_Exercise prompt:_ Write the listing out again, all of it, word for word.

>> Start Data lines

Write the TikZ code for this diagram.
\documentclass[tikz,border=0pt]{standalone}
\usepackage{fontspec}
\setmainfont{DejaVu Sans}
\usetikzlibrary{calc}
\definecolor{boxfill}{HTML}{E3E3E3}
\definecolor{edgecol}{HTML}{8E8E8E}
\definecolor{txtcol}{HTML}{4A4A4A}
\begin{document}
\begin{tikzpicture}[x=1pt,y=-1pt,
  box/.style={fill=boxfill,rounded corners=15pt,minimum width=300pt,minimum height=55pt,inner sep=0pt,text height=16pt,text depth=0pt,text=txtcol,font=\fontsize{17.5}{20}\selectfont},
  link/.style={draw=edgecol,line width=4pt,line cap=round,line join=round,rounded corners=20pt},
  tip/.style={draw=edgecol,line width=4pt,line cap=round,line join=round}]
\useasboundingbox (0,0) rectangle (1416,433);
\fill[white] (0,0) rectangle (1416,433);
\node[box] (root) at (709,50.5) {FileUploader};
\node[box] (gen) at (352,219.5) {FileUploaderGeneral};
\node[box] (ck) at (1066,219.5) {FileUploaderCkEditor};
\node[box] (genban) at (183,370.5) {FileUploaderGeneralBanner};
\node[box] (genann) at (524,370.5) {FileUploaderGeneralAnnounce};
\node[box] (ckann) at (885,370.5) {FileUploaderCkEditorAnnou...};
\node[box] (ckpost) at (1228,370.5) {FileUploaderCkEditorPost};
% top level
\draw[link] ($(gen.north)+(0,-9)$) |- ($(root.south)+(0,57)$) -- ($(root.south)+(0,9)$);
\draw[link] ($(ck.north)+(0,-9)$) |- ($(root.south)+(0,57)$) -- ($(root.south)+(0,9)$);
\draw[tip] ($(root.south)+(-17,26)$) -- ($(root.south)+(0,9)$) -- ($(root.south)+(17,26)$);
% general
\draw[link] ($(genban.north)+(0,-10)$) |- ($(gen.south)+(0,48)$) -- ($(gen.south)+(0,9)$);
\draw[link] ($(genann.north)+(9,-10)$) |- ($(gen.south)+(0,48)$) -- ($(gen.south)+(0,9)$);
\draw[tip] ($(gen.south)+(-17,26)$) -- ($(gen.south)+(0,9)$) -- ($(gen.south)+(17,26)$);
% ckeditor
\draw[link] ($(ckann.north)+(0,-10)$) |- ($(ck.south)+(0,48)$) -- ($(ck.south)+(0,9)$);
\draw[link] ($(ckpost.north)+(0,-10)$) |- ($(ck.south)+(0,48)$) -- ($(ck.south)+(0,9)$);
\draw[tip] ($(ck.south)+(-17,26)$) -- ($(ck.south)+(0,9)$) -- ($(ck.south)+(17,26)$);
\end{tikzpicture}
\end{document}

>> End Data lines

_Written solution:_
Write the TikZ code for this diagram.
\documentclass[tikz,border=0pt]{standalone}
\usepackage{fontspec}
\setmainfont{DejaVu Sans}
\usetikzlibrary{calc}
\definecolor{boxfill}{HTML}{E3E3E3}
\definecolor{edgecol}{HTML}{8E8E8E}
\definecolor{txtcol}{HTML}{4A4A4A}
\begin{document}
\begin{tikzpicture}[x=1pt,y=-1pt,
  box/.style={fill=boxfill,rounded corners=15pt,minimum width=300pt,minimum height=55pt,inner sep=0pt,text height=16pt,text depth=0pt,text=txtcol,font=\fontsize{17.5}{20}\selectfont},
  link/.style={draw=edgecol,line width=4pt,line cap=round,line join=round,rounded corners=20pt},
  tip/.style={draw=edgecol,line width=4pt,line cap=round,line join=round}]
\useasboundingbox (0,0) rectangle (1416,433);
\fill[white] (0,0) rectangle (1416,433);
\node[box] (root) at (709,50.5) {FileUploader};
\node[box] (gen) at (352,219.5) {FileUploaderGeneral};
\node[box] (ck) at (1066,219.5) {FileUploaderCkEditor};
\node[box] (genban) at (183,370.5) {FileUploaderGeneralBanner};
\node[box] (genann) at (524,370.5) {FileUploaderGeneralAnnounce};
\node[box] (ckann) at (885,370.5) {FileUploaderCkEditorAnnou...};
\node[box] (ckpost) at (1228,370.5) {FileUploaderCkEditorPost};
% top level
\draw[link] ($(gen.north)+(0,-9)$) |- ($(root.south)+(0,57)$) -- ($(root.south)+(0,9)$);
\draw[link] ($(ck.north)+(0,-9)$) |- ($(root.south)+(0,57)$) -- ($(root.south)+(0,9)$);
\draw[tip] ($(root.south)+(-17,26)$) -- ($(root.south)+(0,9)$) -- ($(root.south)+(17,26)$);
% general
\draw[link] ($(genban.north)+(0,-10)$) |- ($(gen.south)+(0,48)$) -- ($(gen.south)+(0,9)$);
\draw[link] ($(genann.north)+(9,-10)$) |- ($(gen.south)+(0,48)$) -- ($(gen.south)+(0,9)$);
\draw[tip] ($(gen.south)+(-17,26)$) -- ($(gen.south)+(0,9)$) -- ($(gen.south)+(17,26)$);
% ckeditor
\draw[link] ($(ckann.north)+(0,-10)$) |- ($(ck.south)+(0,48)$) -- ($(ck.south)+(0,9)$);
\draw[link] ($(ckpost.north)+(0,-10)$) |- ($(ck.south)+(0,48)$) -- ($(ck.south)+(0,9)$);
\draw[tip] ($(ck.south)+(-17,26)$) -- ($(ck.south)+(0,9)$) -- ($(ck.south)+(17,26)$);
\end{tikzpicture}
\end{document}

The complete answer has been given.